-- WHAT THE TASK REQUIRES --
Write out the opening lines of the data word for word, up to and including the line with "ax.set_ylim(0.7, 7)", and leave every picture and every later line out.

● ● ● ●

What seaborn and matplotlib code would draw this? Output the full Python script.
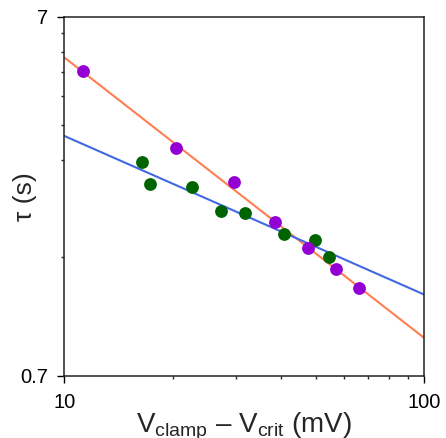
import matplotlib
matplotlib.use("Agg")
import pandas as pd
import matplotlib.pyplot as plt
import matplotlib.ticker as mticker
import seaborn as sns

# purple series
purple_x = [11.3, 20.4, 29.6, 38.5, 47.7, 56.8, 65.8]
purple_y = [4.95, 3.01, 2.42, 1.88, 1.59, 1.39, 1.23]

# green series
green_x = [16.4, 17.3, 22.6, 27.2, 31.7, 40.8, 49.9, 54.4]
green_y = [2.76, 2.40, 2.35, 2.01, 1.99, 1.74, 1.67, 1.50]

# power-law fits, read at the plot edges
fit_x = [10, 100]
fit_purple = [5.39, 0.894]
fit_green = [3.26, 1.18]

# axis ticks
x_major = [10, 100]
x_major_labels = ["10", "100"]
x_minor = [20, 30, 40, 50, 60, 70, 80, 90]
y_major = [0.7, 7]
y_major_labels = ["0.7", "7"]
y_minor = [1.5, 2.8, 3.5, 4.2, 4.9, 5.6, 6.3]

sns.set_style("ticks")
plt.rcParams["font.family"] = ["Liberation Sans", "DejaVu Sans"]
plt.rcParams["mathtext.fontset"] = "custom"
plt.rcParams["mathtext.rm"] = "Liberation Sans"

pts_purple = pd.DataFrame({"x": purple_x, "y": purple_y})
pts_green = pd.DataFrame({"x": green_x, "y": green_y})
fits = pd.DataFrame({"x": fit_x, "purple": fit_purple, "green": fit_green})

fig = plt.figure(figsize=(4.46, 4.38), dpi=100)
ax = fig.add_axes([0.1442, 0.1416, 0.8065, 0.8203])

sns.lineplot(data=fits, x="x", y="purple", color="#ff7f50", linewidth=1.5, ax=ax, zorder=2)
sns.lineplot(data=fits, x="x", y="green", color="#4169e1", linewidth=1.5, ax=ax, zorder=2)
sns.scatterplot(data=pts_green, x="x", y="y", color="#006400", s=85, linewidth=0, ax=ax, zorder=3)
sns.scatterplot(data=pts_purple, x="x", y="y", color="#9400d3", s=85, linewidth=0, ax=ax, zorder=3)

ax.set_xscale("log")
ax.set_yscale("log")
ax.set_xlim(10, 100)
ax.set_ylim(0.7, 7)

ax.xaxis.set_major_locator(mticker.FixedLocator(x_major))
ax.xaxis.set_major_formatter(mticker.FixedFormatter(x_major_labels))
ax.xaxis.set_minor_locator(mticker.FixedLocator(x_minor))
ax.xaxis.set_minor_formatter(mticker.NullFormatter())
ax.yaxis.set_major_locator(mticker.FixedLocator(y_major))
ax.yaxis.set_major_formatter(mticker.FixedFormatter(y_major_labels))
ax.yaxis.set_minor_locator(mticker.FixedLocator(y_minor))
ax.yaxis.set_minor_formatter(mticker.NullFormatter())

ax.tick_params(which="major", direction="out", length=5, width=1, labelsize=14.5, pad=7, colors="black")
ax.tick_params(which="minor", direction="out", length=2.5, width=1)

for sp in ax.spines.values():
    sp.set_linewidth(1.1)
    sp.set_color("#222222")

ax.set_xlabel(r"V$_\mathregular{clamp}$ – V$_\mathregular{crit}$ (mV)", fontsize=20)
ax.set_ylabel("τ (s)", fontsize=19)
ax.xaxis.set_label_coords(0.5, -0.097)
ax.yaxis.set_label_coords(-0.076, 0.5)

fig.savefig("out.png", dpi=100)
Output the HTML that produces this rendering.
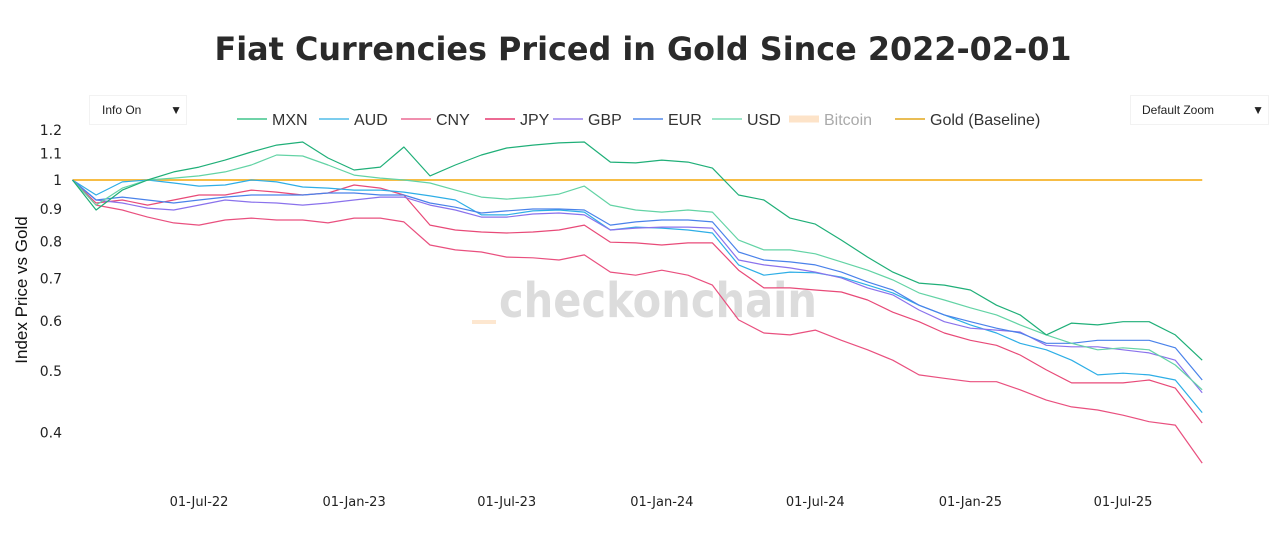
<!DOCTYPE html>
<html><head><meta charset="utf-8">
<style>
body{margin:0;background:#fff;font-family:"Liberation Sans",sans-serif;}
#wrap{position:relative;width:1280px;height:551px;overflow:hidden;}
.dd{position:absolute;font-size:12px;color:#222;border:1px solid #f2f2f2;background:#fff;}
</style></head>
<body>
<div id="wrap">
<div class="dd" style="left:89px;top:95px;width:84px;height:28px;line-height:28px;padding-left:12px;">Info On <span style="position:absolute;right:4px;">▼</span></div>
<div class="dd" style="left:1130px;top:95px;width:126px;height:28px;line-height:28px;padding-left:11px;">Default Zoom <span style="position:absolute;right:4px;">▼</span></div>
<svg id="chart" width="1280" height="551" style="position:absolute;left:0;top:0;pointer-events:none"></svg>
</div>
<script>
const dates = ["2022-02-01","2022-03-01","2022-04-01","2022-05-01","2022-06-01","2022-07-01","2022-08-01","2022-09-01","2022-10-01","2022-11-01","2022-12-01","2023-01-01","2023-02-01","2023-03-01","2023-04-01","2023-05-01","2023-06-01","2023-07-01","2023-08-01","2023-09-01","2023-10-01","2023-11-01","2023-12-01","2024-01-01","2024-02-01","2024-03-01","2024-04-01","2024-05-01","2024-06-01","2024-07-01","2024-08-01","2024-09-01","2024-10-01","2024-11-01","2024-12-01","2025-01-01","2025-02-01","2025-03-01","2025-04-01","2025-05-01","2025-06-01","2025-07-01","2025-08-01","2025-09-01","2025-10-03"];
const mxn = [1,0.897,0.964,1.0,1.03,1.048,1.075,1.107,1.135,1.148,1.083,1.037,1.048,1.127,1.015,1.056,1.095,1.123,1.135,1.144,1.148,1.067,1.064,1.075,1.067,1.044,0.947,0.930,0.871,0.852,0.804,0.756,0.716,0.688,0.683,0.671,0.635,0.613,0.570,0.595,0.591,0.598,0.598,0.570,0.520];
const usd = [1,0.913,0.971,1.0,1.007,1.015,1.030,1.056,1.095,1.091,1.056,1.018,1.007,1.0,0.989,0.964,0.940,0.933,0.940,0.950,0.978,0.913,0.897,0.890,0.897,0.890,0.804,0.776,0.776,0.765,0.743,0.721,0.696,0.664,0.647,0.629,0.613,0.591,0.570,0.553,0.540,0.544,0.540,0.511,0.467];
const aud = [1,0.947,0.993,1.0,0.989,0.978,0.982,1.0,0.993,0.975,0.971,0.964,0.964,0.957,0.944,0.930,0.881,0.881,0.894,0.897,0.890,0.834,0.843,0.840,0.834,0.825,0.735,0.708,0.716,0.714,0.703,0.683,0.664,0.635,0.613,0.591,0.574,0.553,0.540,0.520,0.493,0.496,0.493,0.484,0.430];
const eur = [1,0.930,0.940,0.930,0.920,0.930,0.940,0.947,0.947,0.947,0.954,0.954,0.947,0.947,0.920,0.906,0.887,0.894,0.900,0.900,0.897,0.849,0.859,0.865,0.865,0.859,0.770,0.748,0.743,0.735,0.716,0.691,0.671,0.635,0.613,0.598,0.584,0.574,0.553,0.553,0.559,0.559,0.559,0.544,0.484];
const gbp = [1,0.930,0.920,0.903,0.897,0.913,0.930,0.923,0.920,0.913,0.920,0.930,0.940,0.940,0.913,0.897,0.874,0.874,0.884,0.887,0.881,0.834,0.840,0.843,0.843,0.840,0.748,0.735,0.727,0.716,0.701,0.676,0.659,0.624,0.598,0.584,0.580,0.576,0.549,0.546,0.546,0.540,0.534,0.520,0.462];
const cny = [1,0.920,0.930,0.913,0.930,0.947,0.947,0.964,0.957,0.947,0.954,0.982,0.971,0.947,0.849,0.834,0.828,0.825,0.828,0.834,0.849,0.798,0.796,0.790,0.796,0.796,0.721,0.676,0.676,0.671,0.666,0.647,0.619,0.598,0.574,0.559,0.549,0.530,0.502,0.479,0.479,0.479,0.484,0.470,0.414];
const jpy = [1,0.913,0.897,0.874,0.856,0.849,0.865,0.871,0.865,0.865,0.856,0.871,0.871,0.859,0.790,0.776,0.770,0.756,0.754,0.748,0.762,0.716,0.708,0.721,0.708,0.683,0.602,0.574,0.570,0.580,0.559,0.540,0.520,0.493,0.487,0.481,0.481,0.467,0.450,0.439,0.434,0.426,0.416,0.411,0.358];
const gold = [1,1];
const yTicks = [0.4,0.5,0.6,0.7,0.8,0.9,1,1.1,1.2];
const yTickLabels = ["0.4","0.5","0.6","0.7","0.8","0.9","1","1.1","1.2"];
const xTicks = ["2022-07-01","2023-01-01","2023-07-01","2024-01-01","2024-07-01","2025-01-01","2025-07-01"];
const xTickLabels = ["01-Jul-22","01-Jan-23","01-Jul-23","01-Jan-24","01-Jul-24","01-Jan-25","01-Jul-25"];

const svg = document.getElementById('chart');
const NS = 'http://www.w3.org/2000/svg';
const day = s => Date.parse(s)/86400000;
const d0 = day("2022-07-01");
const X = s => 199 + (day(s)-d0)*(924/1096);
const Y = v => 180 - Math.log(v)*275.6;
function mk(tag, attrs, text){const e=document.createElementNS(NS,tag);for(const k in attrs)e.setAttribute(k,attrs[k]);if(text!==undefined)e.textContent=text;svg.appendChild(e);return e;}

let t = mk('text',{x:643,y:60,'text-anchor':'middle','font-size':32,'font-weight':'bold',fill:'#2a2a2a','font-family':'DejaVu Sans, sans-serif',textLength:857,lengthAdjust:'spacingAndGlyphs'},'Fiat Currencies Priced in Gold Since 2022-02-01');



let wm = mk('text',{x:658,y:317,'text-anchor':'middle','font-size':48,'font-weight':'bold',fill:'#dcdcdc','font-family':'DejaVu Sans, sans-serif',textLength:318,lengthAdjust:'spacingAndGlyphs'},'checkonchain');


let wmb = mk('rect',{x:472,y:320,width:24,height:4,fill:'#fde7d0'});



let yt = mk('text',{x:0,y:0,transform:'translate(27,290) rotate(-90)','text-anchor':'middle','font-size':17,fill:'#111'},'Index Price vs Gold');



yTicks.forEach((v,i)=>{
  const e = mk('text',{x:62,y:Y(v)+5,'text-anchor':'end','font-size':14,fill:'#222','font-family':'DejaVu Sans, sans-serif'},yTickLabels[i]);
  
  
});
xTicks.forEach((d,i)=>{
  const e = mk('text',{x:X(d),y:506,'text-anchor':'middle','font-size':13,fill:'#222','font-family':'DejaVu Sans, sans-serif'},xTickLabels[i]);
  
  
});

const g = mk('line',{x1:X(dates[0]),x2:X(dates[dates.length-1]),y1:Y(gold[0]),y2:Y(gold[1]),stroke:'#f7bd45','stroke-width':2});



const series = [
 ['jpy',jpy,'#e9507f'],['cny',cny,'#e84a78'],['aud',aud,'#2eaee6'],['gbp',gbp,'#8a72ec'],
 ['eur',eur,'#4a82ea'],['usd',usd,'#63d3a5'],['mxn',mxn,'#1faf78']];
series.forEach(([n,arr,c])=>{
  const pts = arr.map((v,i)=>X(dates[i]).toFixed(1)+','+Y(v).toFixed(1)).join(' ');
  const p = mk('polyline',{points:pts,fill:'none',stroke:c,'stroke-width':1.2,'stroke-linejoin':'round'});
  
  
});

const legend = [['MXN',237,'#6fd3a8','#333',2],['AUD',319,'#7ccdee','#333',2],['CNY',401,'#f08fae','#333',2],['JPY',485,'#ec6a93','#333',2],['GBP',553,'#b3a2f2','#333',2],['EUR',633,'#7fa8ef','#333',2],['USD',712,'#9ee6c8','#333',2],['Bitcoin',789,'#fde3c8','#aaa',7],['Gold (Baseline)',895,'#e9bd55','#333',2]];
legend.forEach(([name,x,lc,tc,w])=>{
  const l = mk('line',{x1:x,x2:x+30,y1:119,y2:119,stroke:lc,'stroke-width':w});
  
  
  const tx = mk('text',{x:x+35,y:125,'font-size':16,fill:tc},name);
  
  
});
</script>
</body></html>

● ● ● ●

-- FINAL ANSWER --
What seaborn and matplotlib code would draw this? Output the full Python script.
import matplotlib
matplotlib.use("Agg")
import pandas as pd
import matplotlib.pyplot as plt
import matplotlib.ticker as mticker
import seaborn as sns

# purple series
purple_x = [11.3, 20.4, 29.6, 38.5, 47.7, 56.8, 65.8]
purple_y = [4.95, 3.01, 2.42, 1.88, 1.59, 1.39, 1.23]

# green series
green_x = [16.4, 17.3, 22.6, 27.2, 31.7, 40.8, 49.9, 54.4]
green_y = [2.76, 2.40, 2.35, 2.01, 1.99, 1.74, 1.67, 1.50]

# power-law fits, read at the plot edges
fit_x = [10, 100]
fit_purple = [5.39, 0.894]
fit_green = [3.26, 1.18]

# axis ticks
x_major = [10, 100]
x_major_labels = ["10", "100"]
x_minor = [20, 30, 40, 50, 60, 70, 80, 90]
y_major = [0.7, 7]
y_major_labels = ["0.7", "7"]
y_minor = [1.5, 2.8, 3.5, 4.2, 4.9, 5.6, 6.3]

sns.set_style("ticks")
plt.rcParams["font.family"] = ["Liberation Sans", "DejaVu Sans"]
plt.rcParams["mathtext.fontset"] = "custom"
plt.rcParams["mathtext.rm"] = "Liberation Sans"

pts_purple = pd.DataFrame({"x": purple_x, "y": purple_y})
pts_green = pd.DataFrame({"x": green_x, "y": green_y})
fits = pd.DataFrame({"x": fit_x, "purple": fit_purple, "green": fit_green})

fig = plt.figure(figsize=(4.46, 4.38), dpi=100)
ax = fig.add_axes([0.1442, 0.1416, 0.8065, 0.8203])

sns.lineplot(data=fits, x="x", y="purple", color="#ff7f50", linewidth=1.5, ax=ax, zorder=2)
sns.lineplot(data=fits, x="x", y="green", color="#4169e1", linewidth=1.5, ax=ax, zorder=2)
sns.scatterplot(data=pts_green, x="x", y="y", color="#006400", s=85, linewidth=0, ax=ax, zorder=3)
sns.scatterplot(data=pts_purple, x="x", y="y", color="#9400d3", s=85, linewidth=0, ax=ax, zorder=3)

ax.set_xscale("log")
ax.set_yscale("log")
ax.set_xlim(10, 100)
ax.set_ylim(0.7, 7)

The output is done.